Starting at the first line of the listing below, retype each line up to and including the one that contains "46857, 45705, 46309.6];". Leave pictures out.

↓

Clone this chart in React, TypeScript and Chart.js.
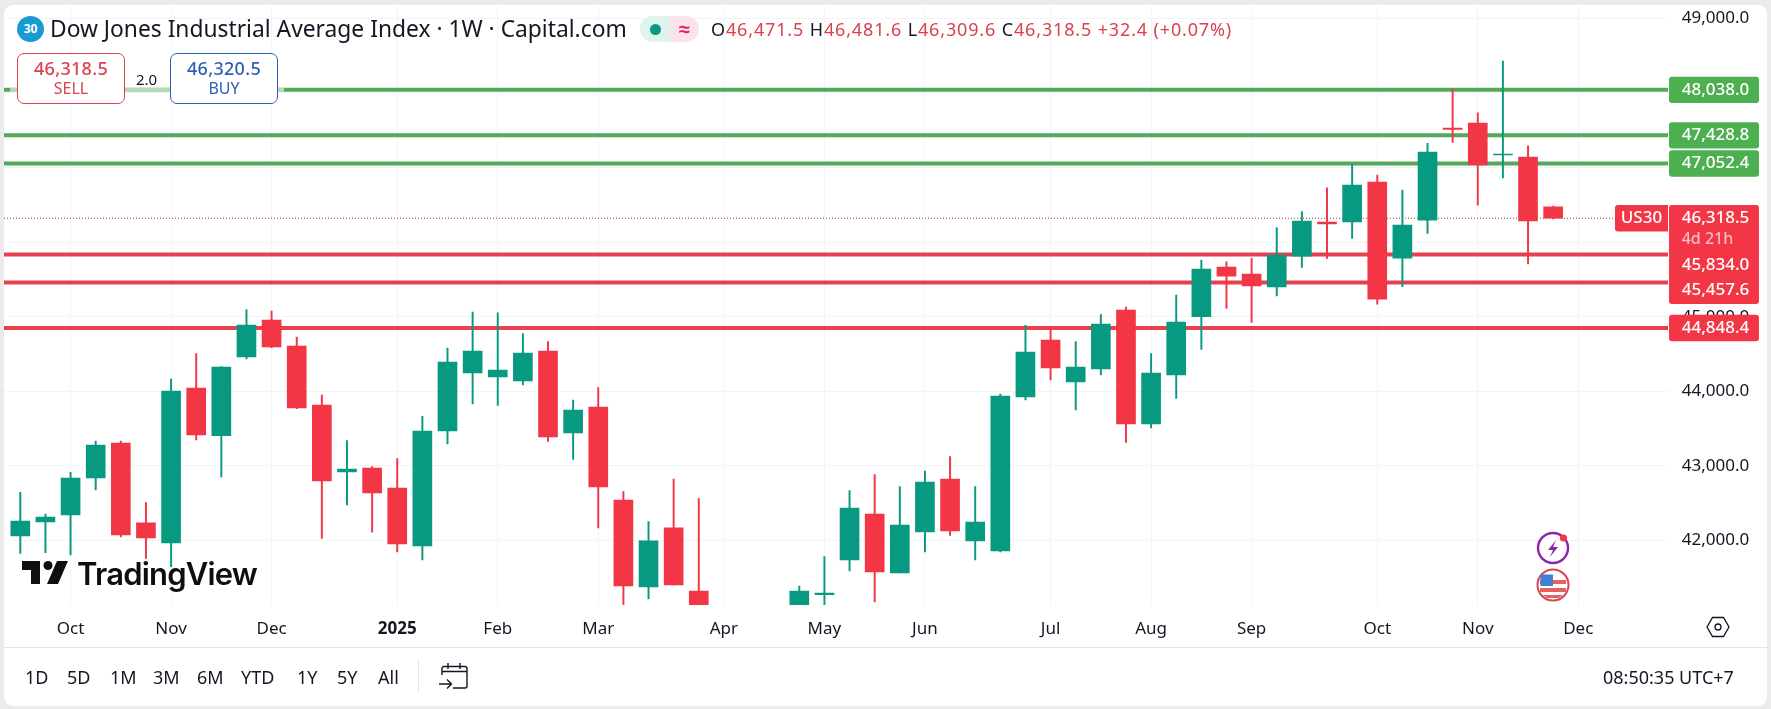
import { useEffect, useRef } from "react";
import { Chart, registerables } from "chart.js";

Chart.register(...registerables);

// weekly candles, null = falls below the visible range in the picture
const opens = [42062, 42250, 42344, 42839, 43308, 42237, 41969, 44045, 43406, 44460, 44955, 44607, 43817, 42920, 42973, 42705, 41929, 43469, 44245, 44192, 44138, 44540, 43442, 43790, 42545, 41380, 42170, 41326, null, null, null, 41000, 41277, 41741, 42357, 41567, 42116, 42826, 41996, 41862, 43924, 44687, 44125, 44299, 45089, 43562, 44219, 45000, 45665, 45571, 45397, 45812, 46268, 46268, 46803, 45785, 46294, 47526, 47593, 47165, 47138, 46471.5];
const closes = [42263, 42317, 42839, 43281, 42076, 42036, 44004, 43415, 44326, 44888, 44594, 43777, 42799, 42960, 42638, 41955, 43469, 44393, 44540, 44286, 44513, 43388, 43750, 42719, 41393, 41996, 41406, 41000, null, null, null, 41326, 41299, 42437, 41580, 42210, 42786, 42129, 42250, 43937, 44527, 44312, 44326, 44902, 43562, 44245, 44928, 45638, 45544, 45411, 45826, 46281, 46241, 46763, 45236, 46227, 47205, 47509, 47031, 47178, 46281, 46318.5];
const highs = [42647, 42357, 42915, 43335, 43335, 42509, 44165, 44504, 44330, 45094, 45076, 44727, 43951, 43339, 42991, 43098, 43665, 44580, 45062, 45053, 44772, 44665, 43884, 44049, 42656, 42254, 42826, 42562, null, null, null, 41393, 41786, 42670, 42884, 42723, 42933, 43125, 42723, 43964, 44884, 44844, 44665, 45027, 45129, 44504, 45290, 45759, 45736, 45781, 46192, 46406, 46727, 47044, 46897, 46696, 47321, 48044, 47732, 48424, 47290, 46481.6];
const lows = [41830, 41839, 41808, 42679, 42049, 41763, 41652, 43348, 42853, 44433, 44585, 43768, 42031, 42478, 42112, 41848, 41741, 43295, 43830, 43812, 44085, 43330, 43089, 42170, 41100, 41219, 41406, 41000, null, null, null, 41000, 41100, 41594, 41179, 41567, 41848, 42071, 41741, 41848, 43884, 44152, 43750, 44219, 43317, 43509, 43906, 44562, 45111, 44924, 45277, 45660, 45781, 46049, 45169, 45402, 46116, 47334, 46495, 46857, 45705, 46309.6];

const priceTicks = [42000, 43000, 44000, 45000, 46000, 47000, 48000, 49000];
const monthIndex = [2, 6, 10, 15, 19, 23, 28, 32, 36, 41, 45, 49, 54, 58, 62];
const monthNames = ["Oct", "Nov", "Dec", "2025", "Feb", "Mar", "Apr", "May", "Jun", "Jul", "Aug", "Sep", "Oct", "Nov", "Dec"];

const resistance = [48038.0, 47428.8, 47052.4];
const support = [45834.0, 45457.6, 44848.4];
const lastPrice = 46318.5;

const timeRanges = ["1D", "5D", "1M", "3M", "6M", "YTD", "1Y", "5Y", "All"];
const rangeLeft = [25, 67, 110, 153, 197, 241, 297, 337, 378];

const UP = "#089981";
const DOWN = "#f23645";
const GREEN_LINE = "#55a75b";
const RED_LINE = "#e8404f";
const INK = "#131722";
const FONT = '"Noto Sans", sans-serif';

const X_MIN = -0.649;
const X_MAX = 65.57;

const money = (v: number) =>
  v.toLocaleString("en-US", { minimumFractionDigits: 1, maximumFractionDigits: 1 });

// price tags on the right axis, placed from the y scale
const priceTags = {
  id: "priceTags",
  afterDraw(chart: Chart) {
    const { ctx, scales } = chart;
    const y = scales.y;
    const tag = (top: number, h: number, color: string) => {
      ctx.fillStyle = color;
      ctx.beginPath();
      ctx.roundRect(1669, top, 90, h, 3);
      ctx.fill();
    };
    const label = (text: string, cy: number, color = "#fff", size = 17) => {
      ctx.fillStyle = color;
      ctx.font = `500 ${size}px ${FONT}`;
      ctx.textAlign = "left";
      ctx.textBaseline = "middle";
      ctx.fillText(text, 1681.7, cy);
    };
    ctx.save();
    resistance.forEach((v) => {
      const py = y.getPixelForValue(v);
      tag(py - 13.2, 26.4, "#4caf50");
      label(money(v), py);
    });
    const last = y.getPixelForValue(lastPrice);
    const s0 = y.getPixelForValue(support[0]);
    const s1 = y.getPixelForValue(support[1]);
    const s2 = y.getPixelForValue(support[2]);
    // the last price and the two levels under it merge into one block
    tag(last - 13.2, s1 + 21.5 - last + 13.2, DOWN);
    label(money(lastPrice), last);
    label("4d 21h", last + 21, "#f9bcc2", 16);
    label(money(support[0]), s0 + 10.8);
    label(money(support[1]), s1 + 7.8);
    tag(s2 - 13.2, 26.4, DOWN);
    label(money(support[2]), s2);
    // symbol tag
    ctx.fillStyle = DOWN;
    ctx.beginPath();
    ctx.roundRect(1615, last - 13.2, 53, 26.4, [3, 0, 0, 3]);
    ctx.fill();
    ctx.fillStyle = "#fff";
    ctx.font = `500 17px ${FONT}`;
    ctx.textAlign = "center";
    ctx.fillText("US30", 1641.5, last);
    ctx.restore();
  },
};

function Txt({ x, y, children, style }: { x: number; y: number; children: React.ReactNode; style?: React.CSSProperties }) {
  return (
    <span
      style={{
        position: "absolute",
        left: x,
        top: y,
        transform: "translateY(-50%)",
        whiteSpace: "nowrap",
        fontFamily: FONT,
        color: INK,
        lineHeight: 1,
        ...style,
      }}
    >
      {children}
    </span>
  );
}

function OrderBox({ x, color, price, side }: { x: number; color: string; price: string; side: string }) {
  return (
    <div
      style={{
        position: "absolute",
        left: x,
        top: 53,
        width: 108,
        height: 51,
        boxSizing: "border-box",
        border: `1px solid ${color}`,
        borderRadius: 7,
        background: "#fff",
        color,
        fontFamily: FONT,
        textAlign: "center",
      }}
    >
      <div style={{ fontSize: 18, fontWeight: 500, lineHeight: "20px", marginTop: 4, letterSpacing: 0.3 }}>{price}</div>
      <div style={{ fontSize: 16, lineHeight: "20px" }}>{side}</div>
    </div>
  );
}

export default function App() {
  const canvasRef = useRef<HTMLCanvasElement>(null);

  useEffect(() => {
    document.body.style.margin = "0";
    if (!canvasRef.current) return;

    const idx = opens.map((_, i) => i);
    const colors = idx.map((i) => ((closes[i] ?? 0) >= (opens[i] ?? 0) ? UP : DOWN));
    const level = (v: number) => [
      { x: X_MIN, y: v },
      { x: X_MAX, y: v },
    ];

    const chart = new Chart(canvasRef.current, {
      data: {
        datasets: [
          {
            type: "bar",
            data: idx.map((i) => ({ x: i, y: opens[i] === null ? null : [opens[i], closes[i]] })),
            backgroundColor: colors,
            barThickness: 19,
            grouped: false,
            order: 1,
          },
          {
            type: "bar",
            data: idx.map((i) => ({ x: i, y: lows[i] === null ? null : [lows[i], highs[i]] })),
            backgroundColor: colors,
            barThickness: 1.3,
            grouped: false,
            order: 2,
          },
          {
            type: "line",
            data: level(lastPrice),
            borderColor: "#b5303c",
            borderWidth: 1,
            borderDash: [1, 2],
            pointRadius: 0,
            order: 3,
          },
          ...resistance.map((v) => ({
            type: "line" as const,
            data: level(v),
            borderColor: GREEN_LINE,
            borderWidth: 4,
            pointRadius: 0,
            order: 4,
          })),
          ...support.map((v) => ({
            type: "line" as const,
            data: level(v),
            borderColor: RED_LINE,
            borderWidth: 4,
            pointRadius: 0,
            order: 4,
          })),
        ],
      } as any,
      options: {
        responsive: false,
        animation: false,
        layout: { padding: { left: 4, top: 5.5, right: 3, bottom: 0 } },
        plugins: { legend: { display: false }, tooltip: { enabled: false } },
        scales: {
          x: {
            type: "linear",
            offset: false,
            min: X_MIN,
            max: X_MAX,
            afterBuildTicks: (s: any) => {
              s.ticks = monthIndex.map((value) => ({ value }));
            },
            afterFit: (s: any) => {
              s.height = 104;
              s.paddingLeft = 0;
              s.paddingRight = 0;
            },
            border: { display: false },
            grid: { color: "#f3f4f6", drawTicks: false, offset: false },
            ticks: {
              autoSkip: false,
              maxRotation: 0,
              padding: 14,
              color: INK,
              callback: (v: any) => monthNames[monthIndex.indexOf(v)],
              font: (c: any) => ({
                family: FONT,
                size: 17,
                weight: c.tick && c.tick.value === 15 ? "bold" : "normal",
              }),
            },
          },
          y: {
            position: "right",
            min: 41138,
            max: 49168,
            afterBuildTicks: (s: any) => {
              s.ticks = priceTicks.map((value) => ({ value }));
            },
            afterFit: (s: any) => {
              s.width = 100;
              s.paddingTop = 0;
              s.paddingBottom = 0;
            },
            border: { display: false },
            grid: { color: "#f3f4f6", drawTicks: false },
            ticks: {
              padding: 13.7,
              color: INK,
              font: { family: FONT, size: 17 },
              callback: (v: any) => money(v),
            },
          },
        },
      },
      plugins: [priceTags],
    } as any);

    return () => chart.destroy();
  }, []);

  return (
    <div style={{ position: "relative", width: 1771, height: 709, background: "#ebebeb", overflow: "hidden" }}>
      <div style={{ position: "absolute", left: 4, top: 5, width: 1763, height: 701, background: "#fff", borderRadius: 9 }} />
      <canvas ref={canvasRef} width={1771} height={709} style={{ position: "absolute", left: 0, top: 0, width: 1771, height: 709 }} />

      {/* header */}
      <div style={{ position: "absolute", left: 17, top: 16, width: 27, height: 26, borderRadius: "50%", background: "#189ad3", color: "#fff", fontFamily: FONT, fontSize: 12, fontWeight: 700, textAlign: "center", lineHeight: "26px" }}>30</div>
      <Txt x={50} y={29} style={{ fontSize: 22.8 }}>Dow Jones Industrial Average Index · 1W · Capital.com</Txt>
      <div style={{ position: "absolute", left: 640, top: 16, width: 30, height: 26, background: "#dff3ef", borderRadius: "13px 0 0 13px" }}>
        <div style={{ position: "absolute", left: 10, top: 8, width: 11, height: 11, borderRadius: "50%", background: UP }} />
      </div>
      <div style={{ position: "absolute", left: 670, top: 16, width: 29, height: 26, background: "#fce3ea", borderRadius: "0 13px 13px 0", color: "#e91e63", fontFamily: FONT, fontSize: 20, fontWeight: 700, textAlign: "center", lineHeight: "26px" }}>≈</div>
      <Txt x={711} y={29} style={{ fontSize: 18, color: "#d9424f", letterSpacing: 0.85 }}>
        <span style={{ color: INK }}>O</span>46,471.5 <span style={{ color: INK }}>H</span>46,481.6 <span style={{ color: INK }}>L</span>46,309.6 <span style={{ color: INK }}>C</span>46,318.5 +32.4 (+0.07%)
      </Txt>

      {/* faded parts of the top level line around the order buttons */}
      <div style={{ position: "absolute", left: 10, top: 88, width: 7, height: 4, background: "#b4dab6" }} />
      <div style={{ position: "absolute", left: 124, top: 88, width: 47, height: 4, background: "#b4dab6" }} />
      <div style={{ position: "absolute", left: 277, top: 88, width: 7, height: 4, background: "#b4dab6" }} />
      <OrderBox x={17} color="#d9424f" price="46,318.5" side="SELL" />
      <OrderBox x={170} color="#2f5fb3" price="46,320.5" side="BUY" />
      <Txt x={136} y={79} style={{ fontSize: 15 }}>2.0</Txt>

      {/* watermark */}
      <svg width="46" height="23" viewBox="0 0 46 23" style={{ position: "absolute", left: 22, top: 561 }}>
        <path d="M0 0H18V23H9V9H0Z" fill="#0f0f0f" />
        <circle cx="26" cy="4.5" r="4.5" fill="#0f0f0f" />
        <path d="M35 0H46L36 23H25Z" fill="#0f0f0f" />
      </svg>
      <Txt x={77} y={573} style={{ fontFamily: "Inter, sans-serif", fontSize: 31, fontWeight: 600, color: "#0f0f0f", letterSpacing: -0.8 }}>TradingView</Txt>

      {/* event markers */}
      <svg width="40" height="40" viewBox="0 0 40 40" style={{ position: "absolute", left: 1533, top: 528 }}>
        <circle cx="20" cy="20" r="15" fill="#fff" stroke="#8e24aa" strokeWidth="2.4" />
        <path d="M23 12 15 22h5l-3 7 8-10h-5z" fill="#8e24aa" />
        <circle cx="30.5" cy="10" r="3.6" fill="#f23645" />
      </svg>
      <svg width="40" height="40" viewBox="0 0 40 40" style={{ position: "absolute", left: 1533, top: 565 }}>
        <circle cx="20" cy="20" r="15.5" fill="#fff" stroke="#d9424f" strokeWidth="2" />
        <path d="M7 15H33V19H7ZM7 23H33V27H7ZM10 30H30L26 33H14Z" fill="#e4615f" />
        <path d="M7.5 9.5H20V21H7.5Z" fill="#3f7fd6" />
      </svg>

      {/* settings hexagon */}
      <svg width="24" height="22" viewBox="0 0 24 22" style={{ position: "absolute", left: 1706, top: 616 }}>
        <path d="M6.5 1.5H17.5L23 11 17.5 20.5H6.5L1 11Z" fill="none" stroke={INK} strokeWidth="1.3" />
        <circle cx="12" cy="11" r="3" fill="none" stroke={INK} strokeWidth="1.3" />
      </svg>

      {/* bottom toolbar */}
      <div style={{ position: "absolute", left: 4, top: 647, width: 1763, height: 1, background: "#e0e3eb" }} />
      {timeRanges.map((r, i) => (
        <Txt key={r} x={rangeLeft[i]} y={677} style={{ fontSize: 18 }}>{r}</Txt>
      ))}
      <div style={{ position: "absolute", left: 418, top: 660, width: 1, height: 33, background: "#e0e3eb" }} />
      <svg width="30" height="30" viewBox="0 0 30 30" style={{ position: "absolute", left: 438, top: 661 }}>
        <path d="M4 14V7.5a2 2 0 0 1 2-2H27a2 2 0 0 1 2 2V25a2 2 0 0 1-2 2H15M4 10.5H29M10 2V8M22 2V8M1 23H13M9 18.5 13.5 23 9 27.5" fill="none" stroke={INK} strokeWidth="1.4" />
      </svg>
      <Txt x={1603} y={677} style={{ fontSize: 18 }}>08:50:35 UTC+7</Txt>
    </div>
  );
}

↑

▶ Solution
Clone this chart in React, TypeScript and Chart.js.
import { useEffect, useRef } from "react";
import { Chart, registerables } from "chart.js";

Chart.register(...registerables);

// weekly candles, null = falls below the visible range in the picture
const opens = [42062, 42250, 42344, 42839, 43308, 42237, 41969, 44045, 43406, 44460, 44955, 44607, 43817, 42920, 42973, 42705, 41929, 43469, 44245, 44192, 44138, 44540, 43442, 43790, 42545, 41380, 42170, 41326, null, null, null, 41000, 41277, 41741, 42357, 41567, 42116, 42826, 41996, 41862, 43924, 44687, 44125, 44299, 45089, 43562, 44219, 45000, 45665, 45571, 45397, 45812, 46268, 46268, 46803, 45785, 46294, 47526, 47593, 47165, 47138, 46471.5];
const closes = [42263, 42317, 42839, 43281, 42076, 42036, 44004, 43415, 44326, 44888, 44594, 43777, 42799, 42960, 42638, 41955, 43469, 44393, 44540, 44286, 44513, 43388, 43750, 42719, 41393, 41996, 41406, 41000, null, null, null, 41326, 41299, 42437, 41580, 42210, 42786, 42129, 42250, 43937, 44527, 44312, 44326, 44902, 43562, 44245, 44928, 45638, 45544, 45411, 45826, 46281, 46241, 46763, 45236, 46227, 47205, 47509, 47031, 47178, 46281, 46318.5];
const highs = [42647, 42357, 42915, 43335, 43335, 42509, 44165, 44504, 44330, 45094, 45076, 44727, 43951, 43339, 42991, 43098, 43665, 44580, 45062, 45053, 44772, 44665, 43884, 44049, 42656, 42254, 42826, 42562, null, null, null, 41393, 41786, 42670, 42884, 42723, 42933, 43125, 42723, 43964, 44884, 44844, 44665, 45027, 45129, 44504, 45290, 45759, 45736, 45781, 46192, 46406, 46727, 47044, 46897, 46696, 47321, 48044, 47732, 48424, 47290, 46481.6];
const lows = [41830, 41839, 41808, 42679, 42049, 41763, 41652, 43348, 42853, 44433, 44585, 43768, 42031, 42478, 42112, 41848, 41741, 43295, 43830, 43812, 44085, 43330, 43089, 42170, 41100, 41219, 41406, 41000, null, null, null, 41000, 41100, 41594, 41179, 41567, 41848, 42071, 41741, 41848, 43884, 44152, 43750, 44219, 43317, 43509, 43906, 44562, 45111, 44924, 45277, 45660, 45781, 46049, 45169, 45402, 46116, 47334, 46495, 46857, 45705, 46309.6];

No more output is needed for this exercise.